This project mainly concerns the numerical solution of singular value optimization problems. In the literature such problems arise in the robust control of linear dynamical systems, and in numerical linear algebra when sensitivity of numerical problems is considered. In a singular value optimization problem a prespecified singular value (e.g. the smallest, the largest) is sought to be minimized or maximized over a space of parametrized matrices. The inherent difficulty in the numerical solution of such problems is the non-convex and non-smooth nature of singular values. The traditional smooth optimization techniques such as Newton's method may not converge at all and, even if they converge, they converge only to a locally optimal point. The three major problems that will be tackled in this project are described below.

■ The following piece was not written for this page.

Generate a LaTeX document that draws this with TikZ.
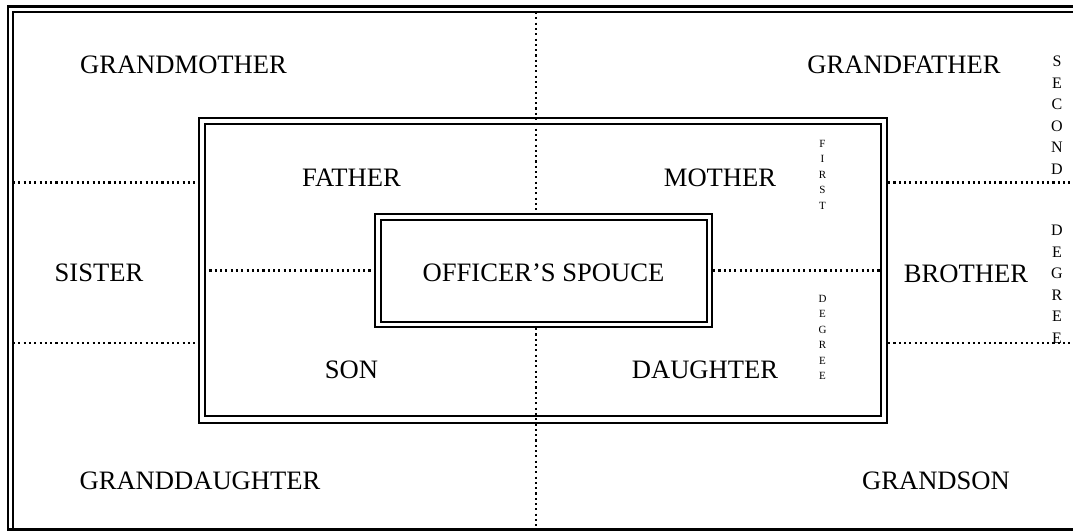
\documentclass[tikz,border=0pt]{standalone}
\usepackage{fontspec}
\setmainfont{Liberation Serif}
\begin{document}
\begin{tikzpicture}[x=1pt, y=-1pt,
		lbl/.style = {font=\fontsize{26.6}{30}\selectfont, inner sep=0pt},
		column/.style = {anchor=north, align=center, inner sep=0pt, font=\fontsize{16}{21.5}\selectfont},
		smallcolumn/.style = {anchor=north, align=center, inner sep=0pt, font=\fontsize{11}{15.5}\selectfont},
		box/.style = {draw, line width=2.3pt, inner sep=0pt},
		boxin/.style = {draw, line width=1.7pt, inner sep=0pt},
		divider/.style = {line width=2.1pt, dash pattern=on 2.1pt off 3.2pt}]
			\useasboundingbox (0,0) rectangle (1073,531);
			\draw[line width=2.3pt] (1073,6.5) -| (8,529.5) -- (1073,529.5);
			\draw[line width=1.7pt] (1073,12) -| (13,529.5);
			
			\node[box, minimum width=688, minimum height=305] (mid) at (543,270.5) {};
			\node[boxin, minimum width=676, minimum height=292] (midin) at (543,270) {};
			\node[box, minimum width=337, minimum height=113, lbl] (spouse) at (543.5,270.5) {};
			\node[boxin, minimum width=326, minimum height=102] (spousein) at (544,271) {};
			\node[lbl] (officer) at (543.5,273) {OFFICER’S SPOUCE};
			
			\coordinate (top) at (536,12);
			\coordinate (bot) at (536,529.5);
			\coordinate (l1) at (13,182.5);
			\coordinate (l2) at (13,343);
			\coordinate (r1) at (1073,182.5);
			\coordinate (r2) at (1073,343);
			\draw[divider] (top) -- (top |- spouse.north);
			\draw[divider] (bot |- spouse.south) -- (bot);
			\draw[divider] (l1) -- (l1 -| mid.west);
			\draw[divider] (l2) -- (l2 -| mid.west);
			\draw[divider] (r1 -| mid.east) -- (r1);
			\draw[divider] (r2 -| mid.east) -- (r2);
			\draw[divider] (midin.west |- spouse.west) -- (spouse.west);
			\draw[divider] (spouse.east) -- (midin.east |- spouse.east);
			
			\node[lbl] (gmother) at (183.5,65.3) {GRANDMOTHER};
			\node[lbl] (gfather) at (904,65.3) {GRANDFATHER};
			\node[lbl] (father) at (351.5,177.5) {FATHER};
			\node[lbl] (mother) at (720,177.5) {MOTHER};
			\node[lbl] (sister) at (99,273) {SISTER};
			\node[lbl] (brother) at (966,274) {BROTHER};
			\node[lbl] (son) at (351.5,369.7) {SON};
			\node[lbl] (daughter) at (705,369.7) {DAUGHTER};
			\node[lbl] (gdaughter) at (200,481.3) {GRANDDAUGHTER};
			\node[lbl] (gson) at (936,481.3) {GRANDSON};
			
			\node[smallcolumn] (first) at (822.5,140) {F\\I\\R\\S\\T};
			\node[smallcolumn] (firstdeg) at (822.5,295) {D\\E\\G\\R\\E\\E};
			\node[column] (second) at (1057,56) {S\\E\\C\\O\\N\\D};
			\node[column] (seconddeg) at (1057,225) {D\\E\\G\\R\\E\\E};
\end{tikzpicture}
\end{document}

(1) The Project Coordinator (PC) aims to introduce a unified optimization algorithm exploiting the Lipschitzness of singular values and their derivatives. The algorithm will be meant for large-scale problems with many unknowns. The rate of convergence and backward error of the algorithm will be analyzed.
(2) Further applications of singular value optimization problems to dynamical systems will also be explored. Specifically the PC will investigate the applicability of singular value optimization in the context of model reduction of state-space representations of linear dynamical systems.
(3) From a theoretical point of view the available numerical techniques for singular value optimization problems can also shed light on the geometric properties of the pseudospectrum. The epsln-pseudospectrum of a matrix A is the set consisting of eigenvalues of all matrices within an epsln neighborhood of A. The PC hopes to prove various conjectures regarding the coalescence of the components of the pseudospectra.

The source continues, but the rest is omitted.